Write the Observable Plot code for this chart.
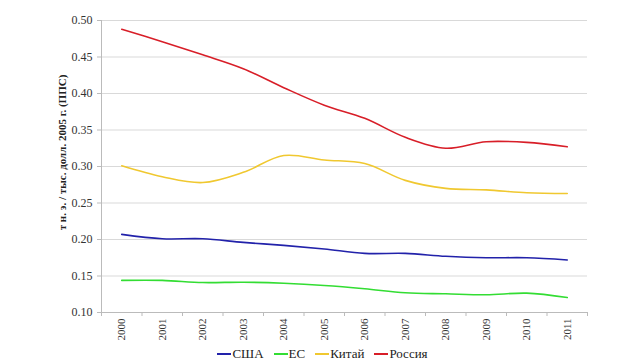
<!DOCTYPE html>
<html><head><meta charset="utf-8">
<script src="https://cdn.jsdelivr.net/npm/d3@7"></script>
<script src="https://cdn.jsdelivr.net/npm/@observablehq/plot@0.6"></script>
<style>
body{margin:0;background:#fff;font-family:"Liberation Serif","DejaVu Serif",serif;}
#legend{display:flex;justify-content:center;gap:10px;font-size:13px;color:#222;height:18px;align-items:center;margin-left:24px;}
#legend span{display:inline-flex;align-items:center;}
#legend i{display:inline-block;width:14px;height:2px;margin-right:1px;}
</style></head>
<body><div id="chart"></div><div id="legend"></div>
<script>
const years = [2000,2001,2002,2003,2004,2005,2006,2007,2008,2009,2010,2011];
const usa    = [0.207,0.201,0.201,0.196,0.192,0.187,0.181,0.181,0.177,0.175,0.175,0.172];
const eu     = [0.144,0.144,0.141,0.1415,0.140,0.137,0.1325,0.127,0.1256,0.1243,0.1265,0.1205];
const china  = [0.301,0.286,0.278,0.292,0.315,0.309,0.304,0.281,0.270,0.268,0.264,0.263];
const russia = [0.488,0.471,0.453,0.434,0.408,0.384,0.366,0.340,0.325,0.334,0.333,0.327];
const seriesNames = ["США","ЕС","Китай","Россия"];
const seriesColors = ["#2222aa","#33dd33","#f0c830","#d81e28"];
const yTicks = [0.10,0.15,0.20,0.25,0.30,0.35,0.40,0.45,0.50];
const yLabel = "т н. э. / тыс. долл. 2005 г. (ППС)";

const allSeries = [usa, eu, china, russia];
const data = allSeries.flatMap((vals, i) => vals.map((v, j) => ({year: years[j], value: v, series: seriesNames[i]})));
const boundaries = [years[0] - 0.5, ...years.map(y => y + 0.5)];

const chart = Plot.plot({
  width: 621, height: 345,
  marginTop: 20, marginBottom: 33, marginLeft: 101, marginRight: 34,
  style: {fontFamily: '"Liberation Serif","DejaVu Serif",serif', fontSize: "12px", color: "#333"},
  x: {domain: [years[0] - 0.5, years[years.length - 1] + 0.5]},
  y: {domain: [0.10, 0.50]},
  color: {domain: seriesNames, range: seriesColors},
  marks: [
    Plot.gridY(yTicks, {stroke: "#d9d9d9", strokeOpacity: 1}),
    Plot.axisY({ticks: yTicks, tickFormat: d3.format(".2f"), tickSize: 4, tickPadding: 5, stroke: "#bbb", label: null}),
    Plot.ruleX([boundaries[0]], {stroke: "#bbb"}),
    Plot.ruleY([0.10], {stroke: "#bbb"}),
    Plot.axisX({ticks: boundaries, tickFormat: () => "", tickSize: 4, stroke: "#bbb", label: null}),
    Plot.axisX({ticks: years, tickFormat: d => String(d), tickSize: 0, tickRotate: -90, tickPadding: 6, fontSize: 11, label: null}),
    Plot.line(data, {x: "year", y: "value", z: "series", stroke: "series", strokeWidth: 1.6, curve: "catmull-rom"}),
    Plot.text([yLabel], {frameAnchor: "left", textAnchor: "middle", dx: -39, dy: -14, rotate: -90, fontWeight: "bold", fontSize: 11, fill: "#222", text: d => d})
  ]
});
document.getElementById("chart").append(chart);
const lg = document.getElementById("legend");
seriesNames.forEach((n, i) => {
  const s = document.createElement("span");
  s.innerHTML = `<i style="background:${seriesColors[i]}"></i>${n}`;
  lg.append(s);
});
</script></body></html>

· · ·

Collect each line holding the string "chart".

**The result:**
Write the Observable Plot code for this chart.
<body><div id="chart"></div><div id="legend"></div>
const chart = Plot.plot({
document.getElementById("chart").append(chart);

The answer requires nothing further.